In 2 Samuel 23, while in battle Eleazar grew tired in battle, but his hand clung to the sword and the Lord brought about a great victory. Many of us will grow tired and weary in battle. Yet, he did not give up, for his hand froze to the sword. Could it be that we have lost some spiritual battles in our lives because we have not clung to the sword of the Spirit? Which is the word of God?
Could it be that suffering has presented itself in our lives as a gift from the Almighty to make us more like His Son? I know it seems backward, but would we cling to Hm without it? I do not believe God is purposefully bringing suffering into our lives to force our hand to follow Him. Suffering is a necessary result of living in a world where there is sin. God is actively using it for His and our good. If we would but cling to Him for dear life we would find what is true of Him to be sufficient for our heavy, burdened souls as He lifts us from the pit and sets us in a spacious place of His love.
Jesus, sometimes this journey is hard. You know that. You experienced a grave amount of suffering, so much so that you lost your own life. I am weak, but in you I am strong. You grace meets me in the places of deep waters. Jesus, be my greatest joy. Be the light of my life. Thank you for your word that speaks truth into my heart, in Jesus name, Amen!

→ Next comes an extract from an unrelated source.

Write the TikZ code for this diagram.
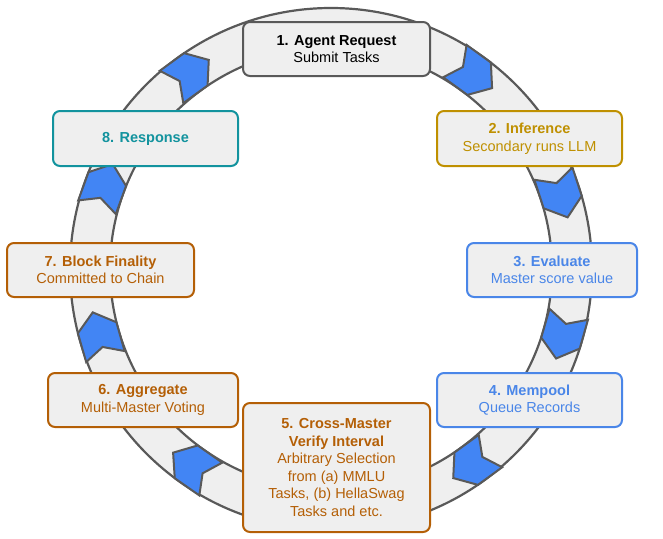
\documentclass[tikz,border=0pt]{standalone}
\usepackage{fontspec}
\setmainfont{Liberation Sans}
\usetikzlibrary{calc}
\definecolor{ringgray}{HTML}{EFEFEF}
\definecolor{edgegray}{HTML}{595959}
\definecolor{gold}{HTML}{BF9000}
\definecolor{skyblue}{HTML}{4A86E8}
\definecolor{rust}{HTML}{B45F06}
\definecolor{teal}{HTML}{12939E}
\definecolor{arrowblue}{HTML}{4285F4}
\tikzset{
  step/.style={draw=#1, text=#1, fill=ringgray, line width=2pt, rounded corners=7pt,
    align=center, font=\fontsize{14.5}{17.5}\selectfont, inner sep=0pt},
  flow/.style={fill=arrowblue, draw=edgegray, line width=2pt, line join=miter}
}
\begin{document}
\begin{tikzpicture}[x=1pt, y=-1pt]
\useasboundingbox (0,0) rectangle (663,538);
% Ring
\fill[ringgray, even odd rule, draw=edgegray, line width=2.2pt] (331,269) circle (261) (331,269) circle (221);

% Pfeile im Ring
\foreach \a in {234,306,342,16,54,125,164,200} {
  \begin{scope}[shift={($(331,269)+(\a:241)$)}, rotate=-\a-90]
    \draw[flow] (-22,-20) -- (8,-20) -- (24,0) -- (8,20) -- (-22,20) -- (-12,0) -- cycle;
  \end{scope}
}

% Schritte
\node[step=edgegray, minimum width=187pt, minimum height=54pt, text=black] (req) at (336.5,49)
  {\textbf{1. Agent Request}\\Submit Tasks};
\node[step=gold, minimum width=185pt, minimum height=55pt] (inf) at (529.5,138.5)
  {\textbf{2. Inference}\\Secondary runs LLM};
\node[step=skyblue, minimum width=170pt, minimum height=54pt] (eval) at (552,270)
  {\textbf{3. Evaluate}\\Master score value};
\node[step=skyblue, minimum width=185pt, minimum height=54pt] (pool) at (529.5,400)
  {\textbf{4. Mempool}\\Queue Records};
\node[step=rust, minimum width=187pt, minimum height=129pt, text=rust] (verify) at (336.5,467.5)
  {\textbf{5. Cross-Master}\\\textbf{Verify Interval}\\Arbitrary Selection\\from (a) MMLU\\Tasks, (b) HellaSwag\\Tasks and etc.};
\node[step=rust, minimum width=190pt, minimum height=54pt] (agg) at (143,400)
  {\textbf{6. Aggregate}\\Multi-Master Voting};
\node[step=rust, minimum width=187pt, minimum height=54pt] (final) at (100.5,270)
  {\textbf{7. Block Finality}\\Committed to Chain};
\node[step=teal, minimum width=185pt, minimum height=55pt] (resp) at (145.5,138.5)
  {\textbf{8. Response}};
\end{tikzpicture}
\end{document}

When I was in junior high I used to run the 4X200 relay race. When my turn came to run, I would wait with great anticipation for the handoff. We would go over it many times in practice, to prepare ourselves for it. Once I received the baton I would run with all my might. Doing it for my teammates, coaches, school and those cheering me on.
We as adults have a baton to pass along too; it is the work of the Kingdom. As David grew older, those under him recognized that it would no longer be wise for him to go out into battle like he used to. David would now have to trust those under Him to fight for his Kingdom. He had spent years, investing in and training up these men and now it was their time to fight. It was their time to protect the kingdom and David’s throne.
Could it be that the generations under us are not investing their hearts, energy, time and talents into the Kingdom, because we have not passed them the baton? Could it be that we have spent far too much training them to be worldly instead of Godly? Now the time has come to rise up and they are running the opposite direction. Could it also be that we ourselves are not even running the race God would have for us? Maybe you’ve sidelined yourself out of fear. Maybe you’ve given up on running hard after God because the anti-thesis feels much safer and easier. It could be you feel like such a failure the thought of getting back in the race feels overwhelming, so we leave the race and burrow our heads in the sand, hoping that life will get better in our hiding.
The generations under us are looking for significance. They are longing for authenticity. They want to make a difference in this world and the baton that we have passed to them is a smartphone, a tablet and a whole lot of pressure to fit in, be the best athlete, get a college scholarship and be the top of their class. We are not checked into the Kingdom, because we have checked out on social media ourselves. We do not “look up” with eyes ready to see God, because we’re looking down, checked out on relationships. Instead, checking ourselves into mind-numbing activity.
What if we started training the generations under us to be Godly? What if our time and energy were spent investing in their spiritual lives? So that when the time comes, as we’re all running the same race with God, the baton gets passed to them? Then, they start running with all their might to do the work of the Kingdom.
Jesus, help us. Our eyes are often not fixed on your Kingdom work. We are easily distracted. Forgive us. Raise up Kingdom workers for your glory. Go before us. We want to follow you with reckless abandon. Jesus, we trust you, fill our lives with great purpose as we run the race you would have for us today, Amen!